L’option d’issue pacifique au conflit serait bien entendu la moins douloureuse pour le peuple colombien. Le conflit colombien étant un conflit politique les Négociations seront nécessairement de nature politique. Le Processus de Paix traîtreusement sacrifié en février 2002, dès mai 2002 les FARC-EP ont déclaré qu’elles étaient disposées à reprendre les Négociations de Paix avec le gouvernement à tout moment, pour peu que ce dernier en finisse avec le paramilitarisme et démilitarise les départements de Caquetá et Putumayo.

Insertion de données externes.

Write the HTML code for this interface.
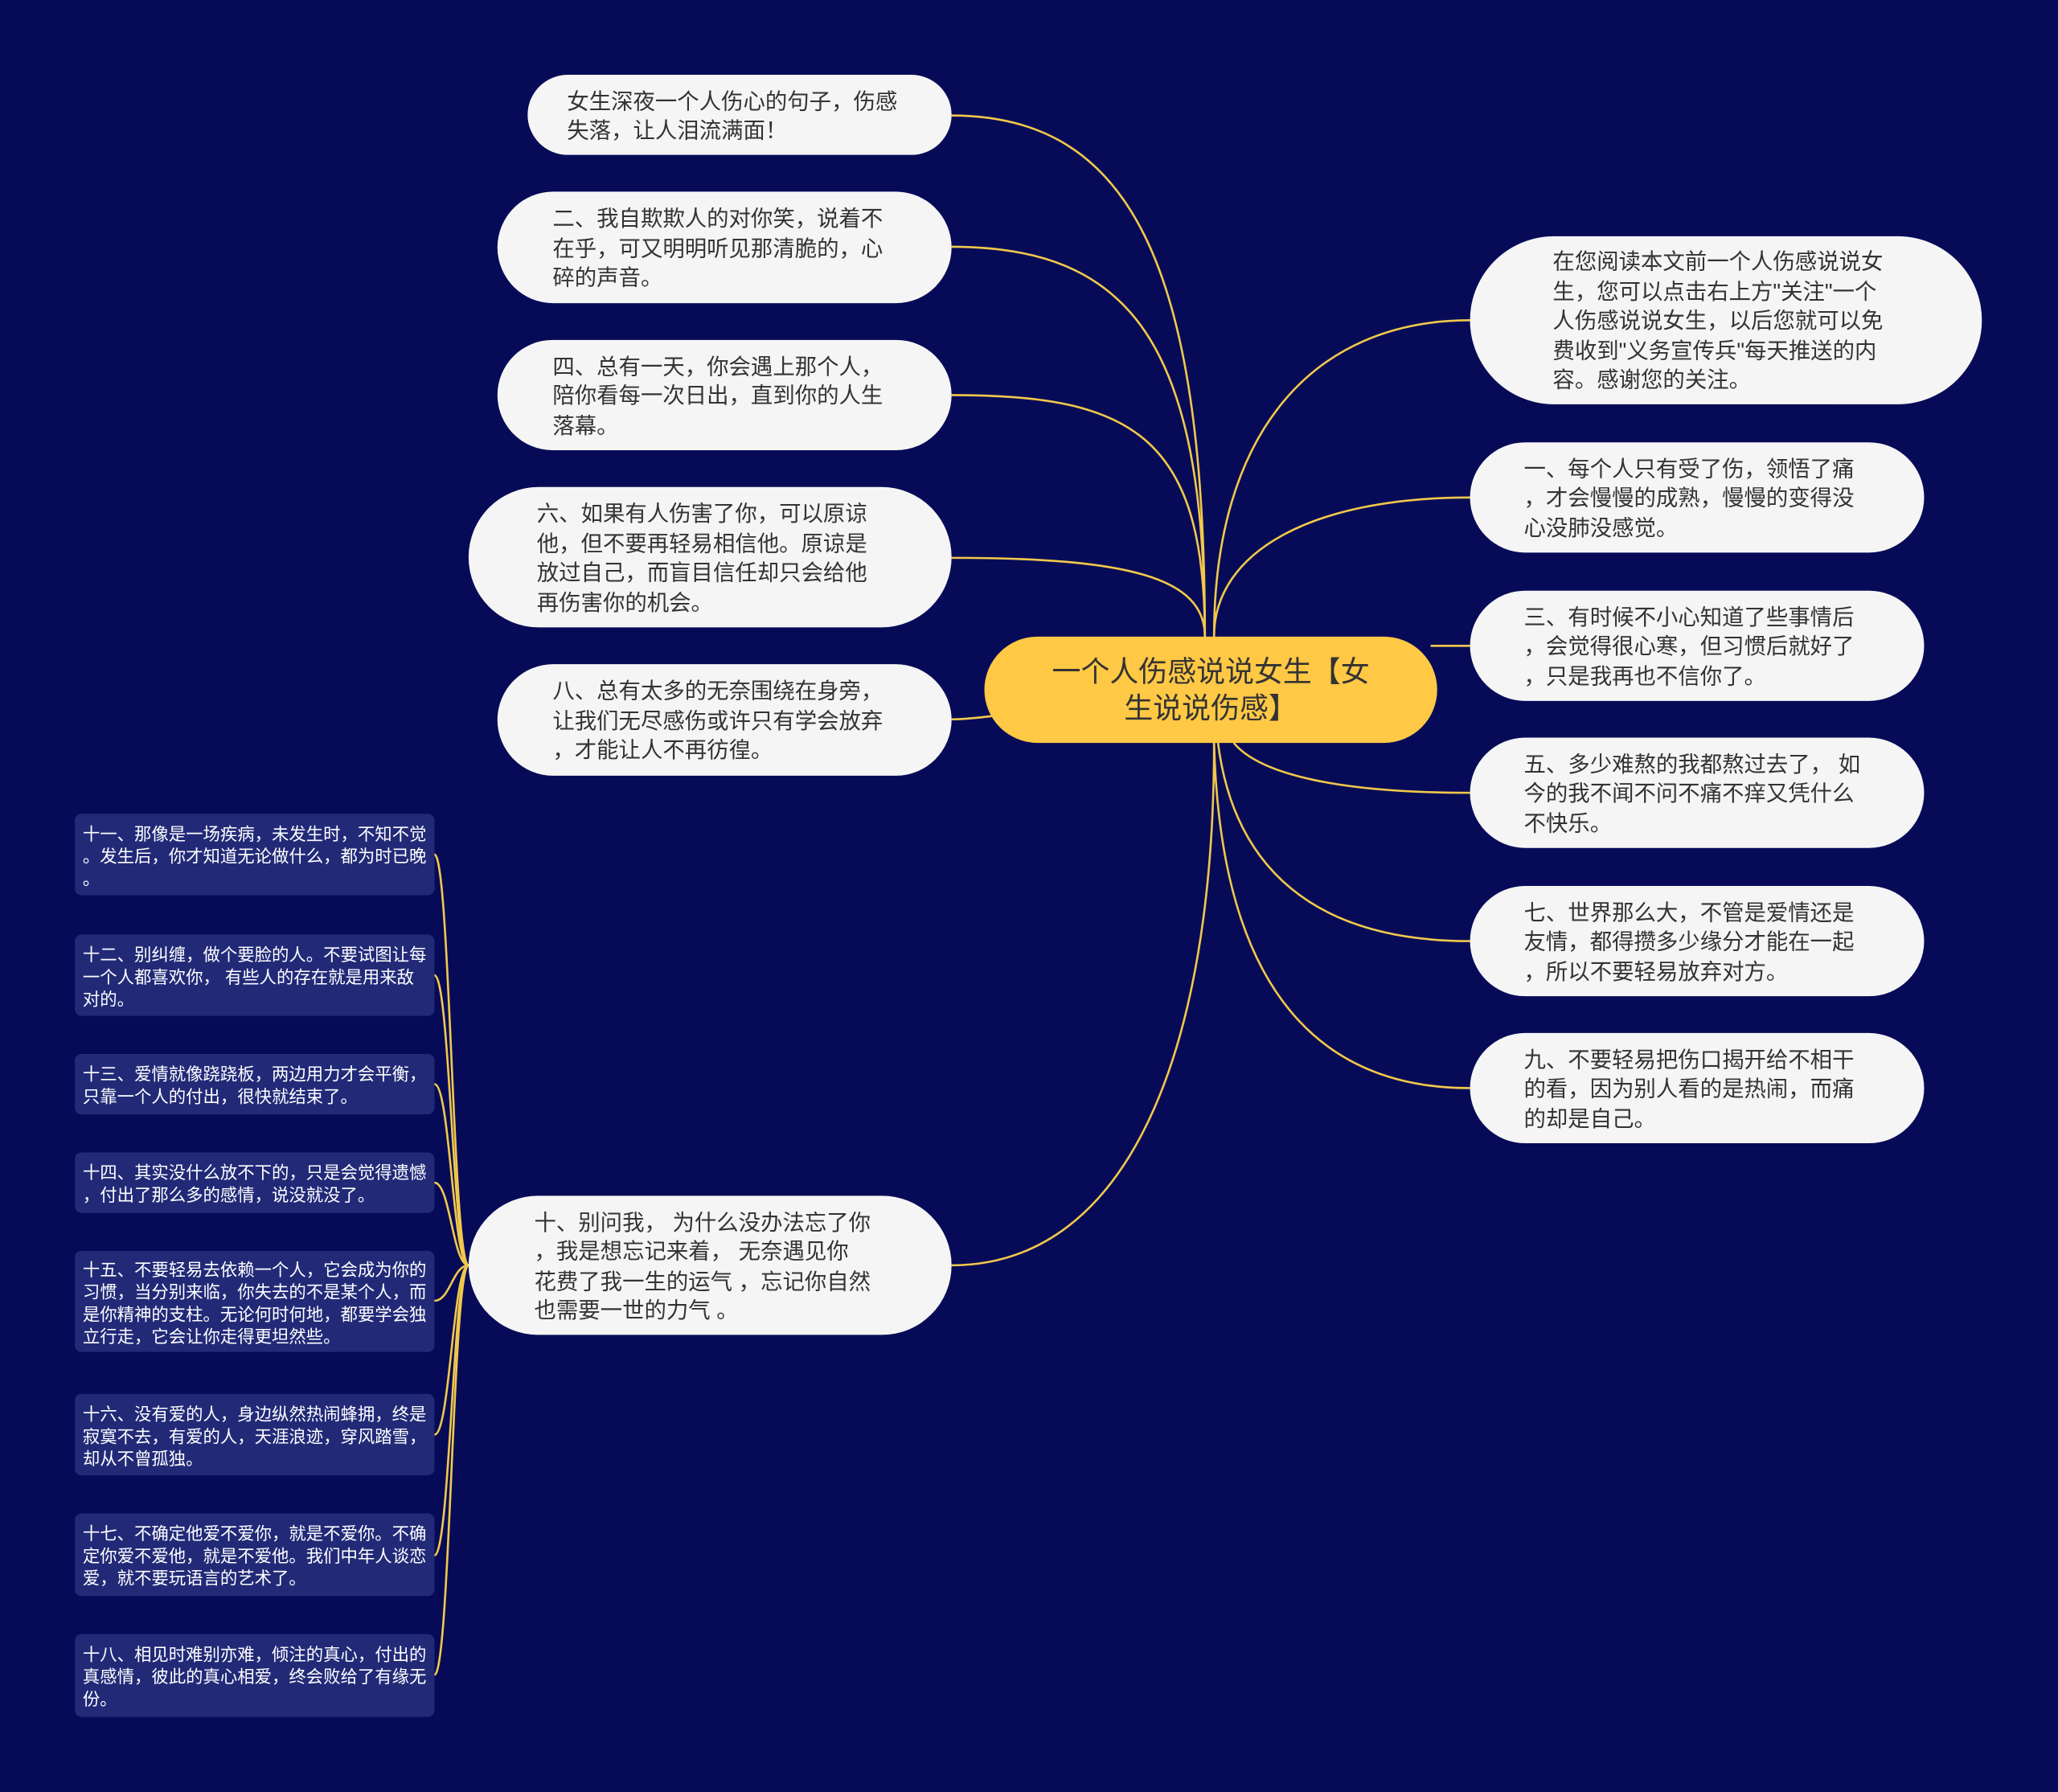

Faute de reprise des Négociations, les FARC-EP proposent un Echange Humanitaire qui concernerait les militaires et personnalités politiques détenues par elles et les guérilleros détenus par l’Etat colombien. Pour cet Echange humanitaire le dégagement de deux municipalités, Pradera et Florida dans le Valle del Cauca, est indispensable. Ce sont les tergiversations de l’armée et de l’oligarchie qui empêchent sa réalisation.

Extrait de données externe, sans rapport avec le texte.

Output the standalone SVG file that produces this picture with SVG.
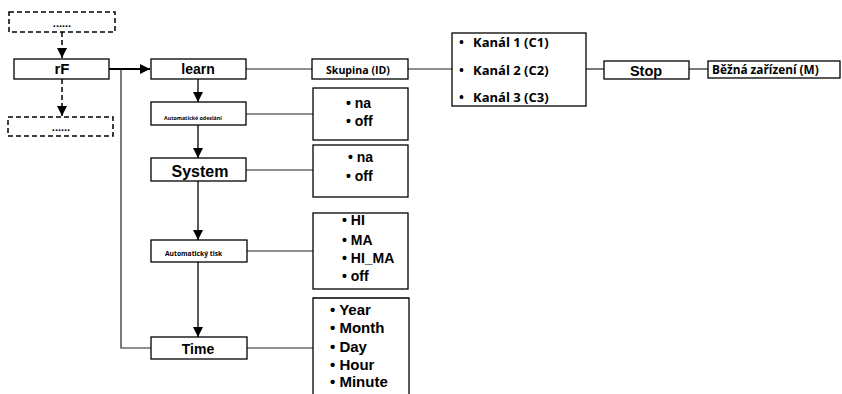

Les guérilleros des FARC-EP ne renonceront à leur lutte que lorsque la Colombie sera émancipée, débarrassée de l’oligarchie et de la domination impérialiste. C’est une décision évaluée depuis longtemps et c’est le prix de la loyauté aux principes bolivariens. C’est aussi la meilleure façon d’honorer les combattants tombés, tous les combattants latino-américains. L’autorité des FARC-EP sur le continent et leur enracinement dans le peuple colombien les placent à l’abri d’éventuelles décisions stratégiques hâtives. Modestes, et respectueuses des forces anti-impérialistes sur le continent et dans le monde, les FARC-EP malgré leur prestige accumulé n’auront quant à elles certainement jamais l’arrogance d’impliquer des forces alliées, des forces amies, dans leurs choix stratégiques et politiques.